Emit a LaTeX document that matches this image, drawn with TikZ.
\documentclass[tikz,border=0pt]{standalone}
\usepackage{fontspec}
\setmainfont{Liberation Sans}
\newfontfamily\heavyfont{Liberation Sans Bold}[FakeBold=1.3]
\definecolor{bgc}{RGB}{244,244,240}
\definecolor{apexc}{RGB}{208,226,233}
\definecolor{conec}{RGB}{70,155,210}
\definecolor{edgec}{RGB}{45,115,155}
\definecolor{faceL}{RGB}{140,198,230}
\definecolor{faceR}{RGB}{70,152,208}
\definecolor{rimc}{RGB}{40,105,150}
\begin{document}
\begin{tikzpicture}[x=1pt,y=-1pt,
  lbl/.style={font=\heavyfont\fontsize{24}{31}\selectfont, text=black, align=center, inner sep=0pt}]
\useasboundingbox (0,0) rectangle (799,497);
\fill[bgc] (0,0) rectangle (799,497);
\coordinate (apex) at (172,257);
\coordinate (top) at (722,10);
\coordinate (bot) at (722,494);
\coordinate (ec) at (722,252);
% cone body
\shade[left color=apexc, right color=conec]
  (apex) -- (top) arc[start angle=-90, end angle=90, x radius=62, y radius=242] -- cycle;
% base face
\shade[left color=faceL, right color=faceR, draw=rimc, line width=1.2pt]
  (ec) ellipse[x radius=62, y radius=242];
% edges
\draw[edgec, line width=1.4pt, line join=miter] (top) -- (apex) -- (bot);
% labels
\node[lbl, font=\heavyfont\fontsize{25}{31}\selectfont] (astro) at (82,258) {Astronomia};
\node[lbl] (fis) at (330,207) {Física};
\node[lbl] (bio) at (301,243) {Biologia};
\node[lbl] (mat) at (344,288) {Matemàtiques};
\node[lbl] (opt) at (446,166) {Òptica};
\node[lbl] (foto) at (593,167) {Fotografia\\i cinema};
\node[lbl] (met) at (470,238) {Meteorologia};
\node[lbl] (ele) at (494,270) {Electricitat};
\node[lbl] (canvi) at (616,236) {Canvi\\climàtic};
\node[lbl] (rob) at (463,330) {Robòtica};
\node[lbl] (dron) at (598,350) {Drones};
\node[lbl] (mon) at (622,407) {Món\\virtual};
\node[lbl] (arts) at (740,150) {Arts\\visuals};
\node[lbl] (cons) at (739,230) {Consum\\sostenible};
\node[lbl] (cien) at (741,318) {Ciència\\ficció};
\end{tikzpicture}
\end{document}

▬▬▬▬▬▬

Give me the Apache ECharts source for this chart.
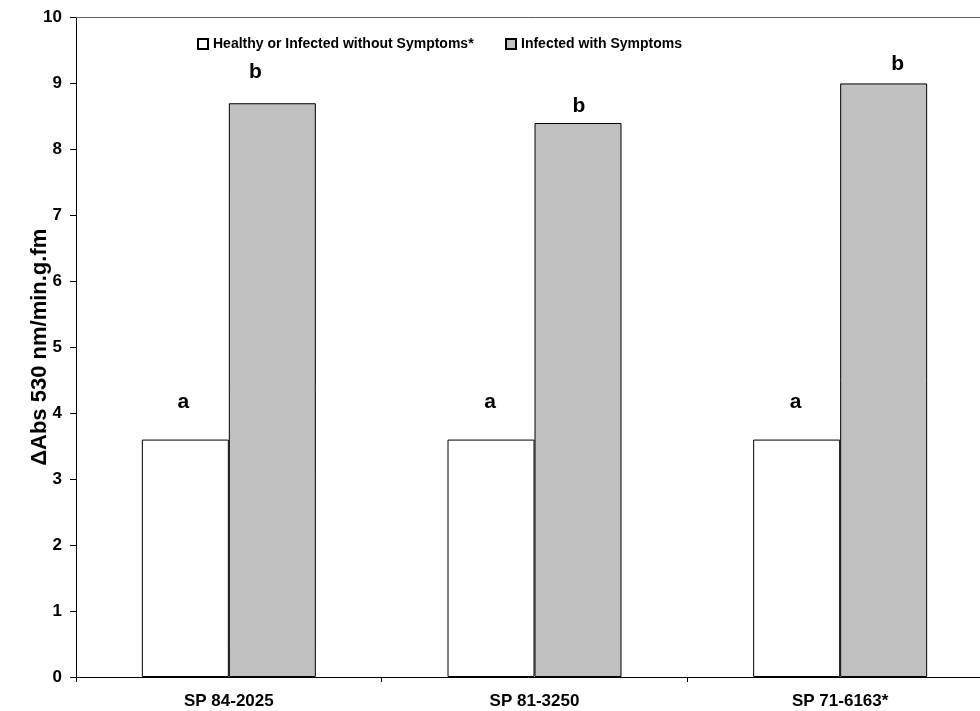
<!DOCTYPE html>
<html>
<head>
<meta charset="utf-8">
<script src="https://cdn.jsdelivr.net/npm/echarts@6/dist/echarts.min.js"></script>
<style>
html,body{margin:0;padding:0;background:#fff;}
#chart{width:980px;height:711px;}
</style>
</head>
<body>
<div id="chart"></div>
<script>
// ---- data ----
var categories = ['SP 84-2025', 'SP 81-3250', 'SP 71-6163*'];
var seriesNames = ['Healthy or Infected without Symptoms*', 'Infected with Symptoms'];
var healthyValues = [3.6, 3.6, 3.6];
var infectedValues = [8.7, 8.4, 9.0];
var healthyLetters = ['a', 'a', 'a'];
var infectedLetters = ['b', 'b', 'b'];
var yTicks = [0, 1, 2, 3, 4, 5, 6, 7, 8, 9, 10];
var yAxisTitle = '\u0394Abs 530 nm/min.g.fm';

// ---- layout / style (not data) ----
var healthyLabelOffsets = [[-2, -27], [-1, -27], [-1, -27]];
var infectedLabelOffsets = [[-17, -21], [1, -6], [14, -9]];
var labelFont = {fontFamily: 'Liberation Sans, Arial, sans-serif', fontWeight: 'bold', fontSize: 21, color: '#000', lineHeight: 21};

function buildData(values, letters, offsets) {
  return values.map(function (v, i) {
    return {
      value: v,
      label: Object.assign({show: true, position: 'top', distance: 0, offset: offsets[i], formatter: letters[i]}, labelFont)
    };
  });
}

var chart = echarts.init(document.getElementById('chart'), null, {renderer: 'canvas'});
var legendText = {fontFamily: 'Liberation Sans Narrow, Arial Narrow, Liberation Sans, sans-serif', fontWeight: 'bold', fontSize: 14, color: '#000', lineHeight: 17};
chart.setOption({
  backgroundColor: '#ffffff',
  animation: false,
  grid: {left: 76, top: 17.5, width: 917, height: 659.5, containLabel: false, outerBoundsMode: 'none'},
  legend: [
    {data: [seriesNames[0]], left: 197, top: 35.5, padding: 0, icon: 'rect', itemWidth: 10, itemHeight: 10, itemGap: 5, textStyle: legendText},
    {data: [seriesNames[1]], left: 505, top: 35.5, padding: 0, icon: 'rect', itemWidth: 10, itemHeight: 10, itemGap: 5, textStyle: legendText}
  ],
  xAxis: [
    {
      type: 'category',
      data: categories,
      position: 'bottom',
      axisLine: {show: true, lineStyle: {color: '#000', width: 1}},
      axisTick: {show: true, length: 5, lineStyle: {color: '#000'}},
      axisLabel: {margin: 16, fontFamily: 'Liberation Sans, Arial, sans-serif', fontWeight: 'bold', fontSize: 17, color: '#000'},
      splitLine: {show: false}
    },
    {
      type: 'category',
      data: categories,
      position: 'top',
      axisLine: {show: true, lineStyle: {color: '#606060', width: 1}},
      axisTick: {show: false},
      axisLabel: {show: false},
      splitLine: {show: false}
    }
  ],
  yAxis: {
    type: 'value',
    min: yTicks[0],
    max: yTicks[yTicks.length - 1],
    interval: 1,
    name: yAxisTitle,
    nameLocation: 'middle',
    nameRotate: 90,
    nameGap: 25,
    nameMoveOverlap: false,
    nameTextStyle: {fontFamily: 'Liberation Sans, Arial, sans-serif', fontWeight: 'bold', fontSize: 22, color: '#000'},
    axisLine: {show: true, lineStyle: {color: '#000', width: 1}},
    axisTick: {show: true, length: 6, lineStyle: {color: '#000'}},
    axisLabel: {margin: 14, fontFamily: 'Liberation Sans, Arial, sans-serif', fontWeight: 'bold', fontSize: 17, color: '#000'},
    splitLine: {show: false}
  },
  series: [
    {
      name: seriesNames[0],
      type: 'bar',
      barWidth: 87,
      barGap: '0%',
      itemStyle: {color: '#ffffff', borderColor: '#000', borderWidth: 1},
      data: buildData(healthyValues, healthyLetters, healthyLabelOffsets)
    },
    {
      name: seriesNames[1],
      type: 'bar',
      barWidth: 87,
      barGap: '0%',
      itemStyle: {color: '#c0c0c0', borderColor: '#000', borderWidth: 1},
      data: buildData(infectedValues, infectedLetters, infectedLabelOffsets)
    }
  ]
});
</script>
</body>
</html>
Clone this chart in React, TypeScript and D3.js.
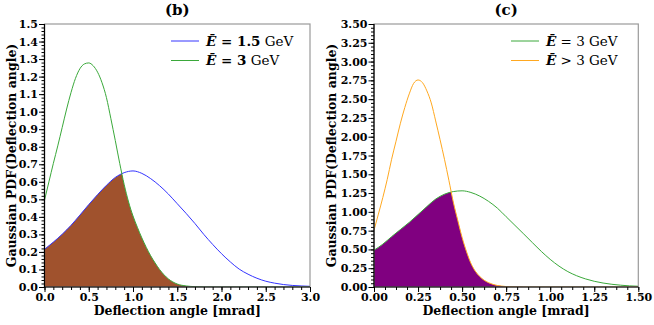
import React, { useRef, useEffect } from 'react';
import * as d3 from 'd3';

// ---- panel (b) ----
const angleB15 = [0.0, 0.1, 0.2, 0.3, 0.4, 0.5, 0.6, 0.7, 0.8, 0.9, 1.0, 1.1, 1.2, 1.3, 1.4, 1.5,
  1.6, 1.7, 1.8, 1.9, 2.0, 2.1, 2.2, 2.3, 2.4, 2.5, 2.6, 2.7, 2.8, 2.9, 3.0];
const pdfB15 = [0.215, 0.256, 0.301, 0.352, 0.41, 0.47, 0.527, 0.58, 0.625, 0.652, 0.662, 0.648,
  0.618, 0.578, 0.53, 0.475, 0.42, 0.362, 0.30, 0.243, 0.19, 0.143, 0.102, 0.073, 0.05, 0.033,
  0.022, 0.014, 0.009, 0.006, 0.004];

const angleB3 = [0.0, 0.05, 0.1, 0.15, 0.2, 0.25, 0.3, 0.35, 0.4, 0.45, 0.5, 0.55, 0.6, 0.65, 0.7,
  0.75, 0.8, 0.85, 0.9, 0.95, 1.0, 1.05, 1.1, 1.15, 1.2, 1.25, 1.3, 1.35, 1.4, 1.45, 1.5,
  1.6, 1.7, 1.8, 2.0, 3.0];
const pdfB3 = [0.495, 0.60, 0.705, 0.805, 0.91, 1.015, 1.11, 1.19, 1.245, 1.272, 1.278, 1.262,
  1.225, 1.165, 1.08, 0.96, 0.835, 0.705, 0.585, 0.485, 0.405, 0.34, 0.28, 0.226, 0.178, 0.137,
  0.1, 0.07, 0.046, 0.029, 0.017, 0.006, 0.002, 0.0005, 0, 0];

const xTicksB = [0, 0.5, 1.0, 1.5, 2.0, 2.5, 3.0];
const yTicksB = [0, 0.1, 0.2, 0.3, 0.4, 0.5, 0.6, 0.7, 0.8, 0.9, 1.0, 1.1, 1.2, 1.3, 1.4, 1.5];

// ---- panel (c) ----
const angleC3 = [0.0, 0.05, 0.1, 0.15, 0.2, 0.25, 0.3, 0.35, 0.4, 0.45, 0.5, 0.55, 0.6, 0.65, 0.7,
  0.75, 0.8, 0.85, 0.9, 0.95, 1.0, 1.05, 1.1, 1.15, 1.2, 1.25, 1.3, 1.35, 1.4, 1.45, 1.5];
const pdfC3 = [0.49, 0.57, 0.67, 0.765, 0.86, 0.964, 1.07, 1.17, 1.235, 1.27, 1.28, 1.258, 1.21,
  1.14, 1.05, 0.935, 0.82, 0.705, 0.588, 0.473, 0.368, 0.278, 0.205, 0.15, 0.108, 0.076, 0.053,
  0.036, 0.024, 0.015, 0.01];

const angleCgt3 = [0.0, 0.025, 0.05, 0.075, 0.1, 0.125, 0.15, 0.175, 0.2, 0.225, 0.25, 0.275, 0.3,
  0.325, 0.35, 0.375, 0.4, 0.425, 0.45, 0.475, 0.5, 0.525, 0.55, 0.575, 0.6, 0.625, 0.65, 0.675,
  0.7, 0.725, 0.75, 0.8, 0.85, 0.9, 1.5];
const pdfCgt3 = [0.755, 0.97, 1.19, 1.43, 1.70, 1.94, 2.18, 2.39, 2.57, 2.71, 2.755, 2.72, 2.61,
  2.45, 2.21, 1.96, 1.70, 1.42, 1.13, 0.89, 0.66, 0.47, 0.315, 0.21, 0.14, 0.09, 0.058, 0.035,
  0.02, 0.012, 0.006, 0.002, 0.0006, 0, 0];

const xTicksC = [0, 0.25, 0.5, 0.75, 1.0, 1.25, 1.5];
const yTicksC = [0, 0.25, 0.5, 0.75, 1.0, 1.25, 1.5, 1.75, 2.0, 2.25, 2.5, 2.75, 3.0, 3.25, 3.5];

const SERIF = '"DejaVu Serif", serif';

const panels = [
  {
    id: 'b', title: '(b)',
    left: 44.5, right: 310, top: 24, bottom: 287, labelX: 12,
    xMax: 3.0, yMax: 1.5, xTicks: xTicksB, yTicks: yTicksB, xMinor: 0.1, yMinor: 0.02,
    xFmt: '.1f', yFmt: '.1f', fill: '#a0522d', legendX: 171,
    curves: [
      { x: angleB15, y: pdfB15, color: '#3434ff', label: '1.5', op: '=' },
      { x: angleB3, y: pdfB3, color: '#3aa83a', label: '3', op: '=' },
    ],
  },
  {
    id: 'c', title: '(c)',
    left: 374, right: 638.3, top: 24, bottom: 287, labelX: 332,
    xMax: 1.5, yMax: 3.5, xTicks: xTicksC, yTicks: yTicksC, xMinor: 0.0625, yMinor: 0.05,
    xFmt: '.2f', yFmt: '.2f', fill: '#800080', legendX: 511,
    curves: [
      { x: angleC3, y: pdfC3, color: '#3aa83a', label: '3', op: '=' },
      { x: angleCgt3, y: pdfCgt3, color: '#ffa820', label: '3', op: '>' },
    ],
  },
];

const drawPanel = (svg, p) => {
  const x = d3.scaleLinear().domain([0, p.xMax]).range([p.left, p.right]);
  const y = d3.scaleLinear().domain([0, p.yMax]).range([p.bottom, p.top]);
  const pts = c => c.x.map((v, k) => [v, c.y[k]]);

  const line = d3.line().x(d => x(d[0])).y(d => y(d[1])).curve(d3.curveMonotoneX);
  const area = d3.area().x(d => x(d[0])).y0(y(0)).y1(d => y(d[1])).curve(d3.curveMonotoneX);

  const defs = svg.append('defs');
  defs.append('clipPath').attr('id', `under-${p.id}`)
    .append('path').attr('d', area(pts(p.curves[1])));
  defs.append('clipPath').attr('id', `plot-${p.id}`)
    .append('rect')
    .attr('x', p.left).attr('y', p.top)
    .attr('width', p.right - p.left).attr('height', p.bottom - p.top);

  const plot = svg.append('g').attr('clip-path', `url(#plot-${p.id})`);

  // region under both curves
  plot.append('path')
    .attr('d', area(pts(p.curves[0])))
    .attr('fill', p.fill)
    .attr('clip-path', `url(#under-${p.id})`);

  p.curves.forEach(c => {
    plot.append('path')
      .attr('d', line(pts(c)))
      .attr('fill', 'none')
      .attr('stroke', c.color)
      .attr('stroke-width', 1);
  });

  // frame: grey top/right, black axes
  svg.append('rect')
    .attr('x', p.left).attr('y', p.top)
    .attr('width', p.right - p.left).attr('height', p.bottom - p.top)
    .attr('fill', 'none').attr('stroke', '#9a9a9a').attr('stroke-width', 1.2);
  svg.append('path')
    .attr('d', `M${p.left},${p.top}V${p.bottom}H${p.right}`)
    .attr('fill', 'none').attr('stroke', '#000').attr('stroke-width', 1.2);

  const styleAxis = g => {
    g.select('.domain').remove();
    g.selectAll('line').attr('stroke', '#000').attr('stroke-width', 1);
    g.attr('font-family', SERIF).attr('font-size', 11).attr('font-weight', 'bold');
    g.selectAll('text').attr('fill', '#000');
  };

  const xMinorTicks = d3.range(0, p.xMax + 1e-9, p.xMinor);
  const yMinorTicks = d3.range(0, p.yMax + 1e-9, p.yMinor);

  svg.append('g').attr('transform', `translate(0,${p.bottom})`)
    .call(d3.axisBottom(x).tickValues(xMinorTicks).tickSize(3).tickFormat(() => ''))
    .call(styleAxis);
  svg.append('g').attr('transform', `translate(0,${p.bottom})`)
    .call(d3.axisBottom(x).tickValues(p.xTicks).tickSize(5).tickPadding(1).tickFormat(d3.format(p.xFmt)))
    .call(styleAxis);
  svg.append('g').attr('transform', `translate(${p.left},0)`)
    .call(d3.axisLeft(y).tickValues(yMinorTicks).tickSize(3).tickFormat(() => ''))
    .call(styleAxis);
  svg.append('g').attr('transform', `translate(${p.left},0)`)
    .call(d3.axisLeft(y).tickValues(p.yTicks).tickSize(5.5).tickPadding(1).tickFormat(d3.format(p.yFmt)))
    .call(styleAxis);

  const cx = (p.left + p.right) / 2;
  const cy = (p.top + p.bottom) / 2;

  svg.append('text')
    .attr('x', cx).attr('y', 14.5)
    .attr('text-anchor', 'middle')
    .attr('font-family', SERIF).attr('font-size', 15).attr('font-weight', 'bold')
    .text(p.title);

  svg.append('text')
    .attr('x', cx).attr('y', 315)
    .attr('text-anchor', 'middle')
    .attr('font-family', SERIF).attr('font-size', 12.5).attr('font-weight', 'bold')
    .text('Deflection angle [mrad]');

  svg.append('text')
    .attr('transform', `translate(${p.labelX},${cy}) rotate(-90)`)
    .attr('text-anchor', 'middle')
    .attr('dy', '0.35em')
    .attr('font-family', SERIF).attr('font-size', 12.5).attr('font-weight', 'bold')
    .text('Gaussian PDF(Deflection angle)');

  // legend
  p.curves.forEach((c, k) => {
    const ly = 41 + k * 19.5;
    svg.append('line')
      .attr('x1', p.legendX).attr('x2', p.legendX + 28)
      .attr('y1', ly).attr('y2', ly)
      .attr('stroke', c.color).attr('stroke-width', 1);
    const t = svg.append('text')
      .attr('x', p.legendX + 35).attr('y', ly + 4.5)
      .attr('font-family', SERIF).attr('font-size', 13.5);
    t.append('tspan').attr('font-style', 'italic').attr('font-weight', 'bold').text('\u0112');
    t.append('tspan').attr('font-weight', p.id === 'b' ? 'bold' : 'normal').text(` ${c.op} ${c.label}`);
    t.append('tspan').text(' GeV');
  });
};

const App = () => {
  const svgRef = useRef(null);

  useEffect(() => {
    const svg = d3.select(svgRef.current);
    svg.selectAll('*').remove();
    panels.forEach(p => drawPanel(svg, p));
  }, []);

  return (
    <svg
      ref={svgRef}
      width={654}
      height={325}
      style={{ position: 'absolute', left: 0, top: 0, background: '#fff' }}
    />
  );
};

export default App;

▬▬▬▬▬▬

SET PROBLEM. Exactly as they appear, write out the lines from the one containing "Clone this chart" down to the one containing "import * as d3 from 'd3';", both included. Pictures are left out.

RIGHT ANSWER.
Clone this chart in React, TypeScript and D3.js.
import React, { useRef, useEffect } from 'react';
import * as d3 from 'd3';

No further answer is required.